Cross Cut was a thriving community for many years. The town boasted a blacksmith shop, two general stores, two doctors, a drug store, a big two room school with a convertible auditorium and lodges of  Odd Fellows and Woodmen of the World. The farming community supported the town and the town supplied the farmers with necessities.

This laid back living continued until about 1924 when oil was discovered in the area. In a few short months the whole area around Cross Cut was spiked with drilling rigs and the construction of pipelines and refineries. People came by the hundreds to take the well paying jobs that the oil companies offered. The tiny town was swamped with people. Investors built dozens of two room shacks and many families lived in tents or just camped under a tree. Cross Cut had no water supply other than a few dirt tanks out of town. A water man, Mr. Bright, hauled muddy water and sold it for 50 cents a barrel. The typical house in Cross Cut had a toilet in the back and a water barrel in the front. Shacks were also built by the oil companies on their leases in the surrounding country. These were for their key employees. The town now had several other stores, a barbershop, a meat market, a two-story hotel, several auto repair shops and service stations and a telephone office. The phone lines ran three or four miles into the surrounding country. There was even a local constable.

With the crowd came some rough characters. A man was shot down on the main street. A shoot out between Charlie Teague and Sam Davis on the main street had the school closed for a few hours until the shooting was over. Both men were wounded. Another fatal shooting occurred between two farmers. Fist fights between the over crowded population was a daily occurrence. One man was seriously injured when another one slugged him with a cedar fence post. A feud between two families in the late 1800’s left one woman dead and a man wounded.

The citizens of the community banded together in 1927 and consolidated some smaller country school and erected a nice two-story brick schoolhouse. The school was soon filled and, although crowded for a while, did a good job of teaching. In the thirties the work began to slow and only those who were left behind to pump and maintain the leases were left. One of the refineries closed after a few months of operation. Those who stayed behind were stable citizens and the community again thrived.  But the decline continued as the leases produced less and the price of oil fell and the oil companies abandoned them. In the early forties there were not enough children left to maintain a school and the district was consolidated with Cross Plains, a larger town about six miles north of Cross Cut.

In the forties only two businesses survived, a small drug store and post office, operated by Charles Jackson, and a garage owned and operated by Lawrence Byrd. In the fifties the drug store and post office disappeared and the garage closed. Both churches had been abandoned. A few of the old families and their descendants lived in the old houses in the town – probably not over a dozen.

Another blow came in the mid forties.

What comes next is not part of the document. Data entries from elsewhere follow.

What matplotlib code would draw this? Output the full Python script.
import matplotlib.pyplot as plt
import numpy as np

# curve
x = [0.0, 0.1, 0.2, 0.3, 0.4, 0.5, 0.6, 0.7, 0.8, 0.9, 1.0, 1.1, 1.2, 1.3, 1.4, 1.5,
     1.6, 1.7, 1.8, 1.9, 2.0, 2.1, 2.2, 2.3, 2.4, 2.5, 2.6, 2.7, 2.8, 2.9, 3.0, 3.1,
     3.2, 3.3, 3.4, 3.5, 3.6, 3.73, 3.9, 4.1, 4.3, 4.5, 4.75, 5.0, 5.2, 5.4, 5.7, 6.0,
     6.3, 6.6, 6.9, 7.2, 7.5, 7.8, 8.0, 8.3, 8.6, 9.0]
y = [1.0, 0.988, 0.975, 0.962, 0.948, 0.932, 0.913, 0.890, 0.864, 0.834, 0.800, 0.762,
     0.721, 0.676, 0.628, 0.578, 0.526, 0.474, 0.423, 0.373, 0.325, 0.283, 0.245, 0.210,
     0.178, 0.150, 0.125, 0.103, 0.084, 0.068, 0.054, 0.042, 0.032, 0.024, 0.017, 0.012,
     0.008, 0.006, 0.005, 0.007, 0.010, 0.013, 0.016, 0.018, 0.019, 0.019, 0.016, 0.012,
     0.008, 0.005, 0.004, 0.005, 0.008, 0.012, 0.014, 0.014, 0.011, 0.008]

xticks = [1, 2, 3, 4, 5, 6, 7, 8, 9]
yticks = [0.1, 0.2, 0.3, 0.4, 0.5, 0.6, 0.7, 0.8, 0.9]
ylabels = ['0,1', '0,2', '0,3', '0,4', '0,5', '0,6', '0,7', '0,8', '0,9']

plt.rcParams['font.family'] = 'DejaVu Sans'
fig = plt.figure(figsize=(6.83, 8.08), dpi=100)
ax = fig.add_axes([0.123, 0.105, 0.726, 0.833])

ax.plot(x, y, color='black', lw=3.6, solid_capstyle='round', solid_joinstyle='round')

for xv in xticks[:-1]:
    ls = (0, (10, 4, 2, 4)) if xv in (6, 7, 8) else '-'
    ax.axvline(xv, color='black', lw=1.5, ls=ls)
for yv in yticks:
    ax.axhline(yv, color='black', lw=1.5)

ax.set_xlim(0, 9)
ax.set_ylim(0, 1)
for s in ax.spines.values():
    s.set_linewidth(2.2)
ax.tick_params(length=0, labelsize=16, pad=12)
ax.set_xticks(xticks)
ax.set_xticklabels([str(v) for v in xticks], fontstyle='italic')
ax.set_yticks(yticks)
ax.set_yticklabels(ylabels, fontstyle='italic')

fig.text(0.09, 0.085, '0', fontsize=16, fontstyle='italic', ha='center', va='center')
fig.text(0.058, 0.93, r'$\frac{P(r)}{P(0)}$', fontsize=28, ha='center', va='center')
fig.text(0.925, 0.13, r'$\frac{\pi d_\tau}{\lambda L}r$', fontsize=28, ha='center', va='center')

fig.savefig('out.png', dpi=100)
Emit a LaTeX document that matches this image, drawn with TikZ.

The road from Brownwood to Cross Plains was opened and paved and it bypassed Cross Cut.  A small sign indicated that a left turn up the hill would take you to the old town.

Today only a crumbled brick schoolhouse, a few old houses and a road or two remind you that there was once a town there. A few descendants of the pioneers still live in the country, but not much farming is done anymore. Only the best land is farmed and a few farmers do this. The day of a farmer on every 160 or 320 acres is gone.

Probably Cross Cut’s only claim to fame for two of its citizens was realized in the success of Curtis McPeters and Glenn Strange. They were country musicians who left Cross Cut in the late twenties and headed west. They became movie actors in Hollywood, appearing mostly in westerns as cowboys or bandits. Glen Strange played Frankenstein and later became the bar tender named Sam on Gunsmoke. Curtis was known as “Cactus Mack”.

The little town that thrived, then boomed and died lives on. The community has renovated the cemetery and maintains it well. Those who came later revere the memory of the pioneers and are proud of their heritage.